Commissioner Josh Slotnick said the parking lot and trail would help address concerns among neighbors over congestion, trash, speed and general safety.

“The impetus for creating this is an attempt to alleviate that problem,” Slotnick said. “This is our best effort to get cars off the highway so it's not dangerous, and to contain people so they're not trespassing, and make it so there is a place for them to put their garbage.”

Others also expressed concerns over wildlife, saying they've seen many species come off Mount Jumbo and cross the property to access the river. But other residents are backing the project, saying it has been needed for years.

“I don't know of any real injuries there, or any deaths. But the probability of it happening are exceptional,” said Burt Caldwell. “People get out of their cars, step out into the street and don't look for traffic. Anything you can do to get those cars off the side of the road will be a great thing. It will be a preventative measure of someone getting hurt or killed in the future.”
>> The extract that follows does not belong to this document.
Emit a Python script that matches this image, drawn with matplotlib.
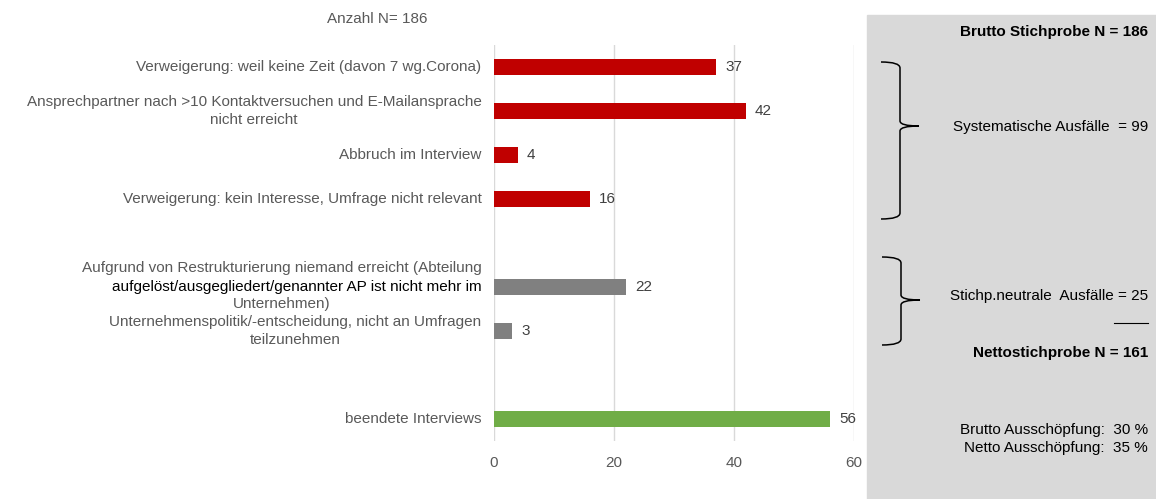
"""
Ausfallgründe der Stichprobe als horizontales Balkendiagramm
mit Zusammenfassung rechts im grauen Kasten
"""

import matplotlib
matplotlib.use("Agg")
import matplotlib.pyplot as plt
from matplotlib.path import Path
from matplotlib.patches import PathPatch, Rectangle

plt.rcParams['font.family'] = ['Liberation Sans', 'DejaVu Sans']

# data (leere Einträge = Abstandszeilen)
labels = [
    "Verweigerung: weil keine Zeit (davon 7 wg.Corona)",
    "Ansprechpartner nach >10 Kontaktversuchen und E-Mailansprache\nnicht erreicht",
    "Abbruch im Interview",
    "Verweigerung: kein Interesse, Umfrage nicht relevant",
    "",
    None,  # dreizeilig, wird unten einzeln gesetzt
    "Unternehmenspolitik/-entscheidung, nicht an Umfragen\nteilzunehmen",
    "",
    "beendete Interviews",
]
values = [37, 42, 4, 16, None, 22, 3, None, 56]
groups = ["sys", "sys", "sys", "sys", None, "neutral", "neutral", None, "done"]
restr_lines = [
    "Aufgrund von Restrukturierung niemand erreicht (Abteilung",
    "aufgelöst/ausgegliedert/genannter AP ist nicht mehr im",
    "Unternehmen)",
]
restr_row = 5
x_ticks = [0, 20, 40, 60]

summary_title = "Brutto Stichprobe N = 186"
summary_sys = "Systematische Ausfälle  = 99"
summary_neutral = "Stichp.neutrale  Ausfälle = 25"
summary_net = "Nettostichprobe N = 161"
summary_rates = "Brutto Ausschöpfung:  30 %\nNetto Ausschöpfung:  35 %"

group_colors = {"sys": "#c00000", "neutral": "#808080", "done": "#70ad47"}
label_color = "#595959"
value_color = "#404040"
fs = 11

W, H = 1156, 499
fig = plt.figure(figsize=(W / 100, H / 100), dpi=100)

# overlay in pixel coordinates for panel and braces
bg = fig.add_axes([0, 0, 1, 1], zorder=0)
bg.set_xlim(0, W)
bg.set_ylim(H, 0)
bg.axis('off')

ax = fig.add_axes([494 / W, 1 - 441 / H, 360 / W, 396 / H], zorder=1)
ax.patch.set_alpha(0)

# bars
for i, (v, g) in enumerate(zip(values, groups)):
    if v is None:
        continue
    ax.barh(i, v, height=0.36, color=group_colors[g], zorder=2)
    ax.text(v + 1.5, i, str(v), va='center', ha='left', fontsize=fs, color=value_color)

ax.set_ylim(len(labels) - 0.5, -0.5)
ax.set_xlim(0, 60)
ax.set_xticks(x_ticks)
ax.set_yticks([])
ax.tick_params(axis='x', length=0, labelsize=fs, labelcolor=label_color, pad=11)
ax.grid(axis='x', color='#d9d9d9', linewidth=1, zorder=0)
for s in ax.spines.values():
    s.set_visible(False)

# category labels
ytrans = ax.get_yaxis_transform()
lx = -0.035
for i, lab in enumerate(labels):
    if not lab:
        continue
    ax.text(lx, i, lab, transform=ytrans, ha='right', va='center',
            multialignment='center', fontsize=fs, color=label_color, linespacing=1.4)

# Restrukturierung: mittlere Zeile schwarz
t1 = ax.text(lx, restr_row - 0.43, restr_lines[0], transform=ytrans, ha='right', va='center',
             fontsize=fs, color=label_color)
ax.text(lx, restr_row, restr_lines[1], transform=ytrans, ha='right', va='center',
        fontsize=fs, color='black')
renderer = fig.canvas.get_renderer()
bb = t1.get_window_extent(renderer)
cx = ax.transAxes.inverted().transform(((bb.x0 + bb.x1) / 2, 0))[0]
ax.text(cx, restr_row + 0.39, restr_lines[2], transform=ytrans, ha='center', va='center',
        fontsize=fs, color=label_color)

fig.text(377 / W, 1 - 19 / H, "Anzahl N= 186", ha='center', va='center',
         fontsize=fs, color=label_color)

# grey summary panel
bg.add_patch(Rectangle((867, 15), W - 867, H - 15, color='#d9d9d9', zorder=0))


def brace(x0, x1, xtip, ytop, ymid, ybot):
    verts = [
        (x0, ytop), (x1, ytop), (x1, ytop + 6),
        (x1, ymid - 5), (x1, ymid), (xtip, ymid),
        (x1, ymid), (x1, ymid + 5),
        (x1, ybot - 6), (x1, ybot), (x0, ybot),
    ]
    codes = [Path.MOVETO, Path.CURVE3, Path.CURVE3,
             Path.LINETO, Path.CURVE3, Path.CURVE3,
             Path.CURVE3, Path.CURVE3,
             Path.LINETO, Path.CURVE3, Path.CURVE3]
    bg.add_patch(PathPatch(Path(verts, codes), fill=False, lw=1.1, edgecolor='black', zorder=2))


brace(881, 900, 919, 62, 126, 219)
brace(882, 901, 920, 257, 300, 345)

tx = 1148
bg.text(tx, 32, summary_title, ha='right', va='center', fontsize=fs, fontweight='bold')
bg.text(tx, 127, summary_sys, ha='right', va='center', fontsize=fs)
bg.text(tx, 296, summary_neutral, ha='right', va='center', fontsize=fs)
bg.plot([1114, 1148], [323, 323], color='black', lw=0.8)
bg.text(tx, 353, summary_net, ha='right', va='center', fontsize=fs, fontweight='bold')
bg.text(tx, 439, summary_rates, ha='right', va='center', multialignment='right',
        fontsize=fs, linespacing=1.3)

fig.savefig("out.png", dpi=100)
Concerns over speed remain, however. The road is state owned and the county is limited on addressing the current speed limit. But Stack said MDT is aware of the issue and has already conducted a speed study.

A future decision on speed limits will be considered after the parking lot is built – if it goes to construction. A parking restriction could also be considered in the future.

“We've had multiple conversations about this, and there was a speed limit study completed by MDT three years ago,” Stack said. “That data is still pretty fresh. Once this parking lot is in place, it could potentially change how traffic operates in that area to the extend we could see a reduction in speeds.”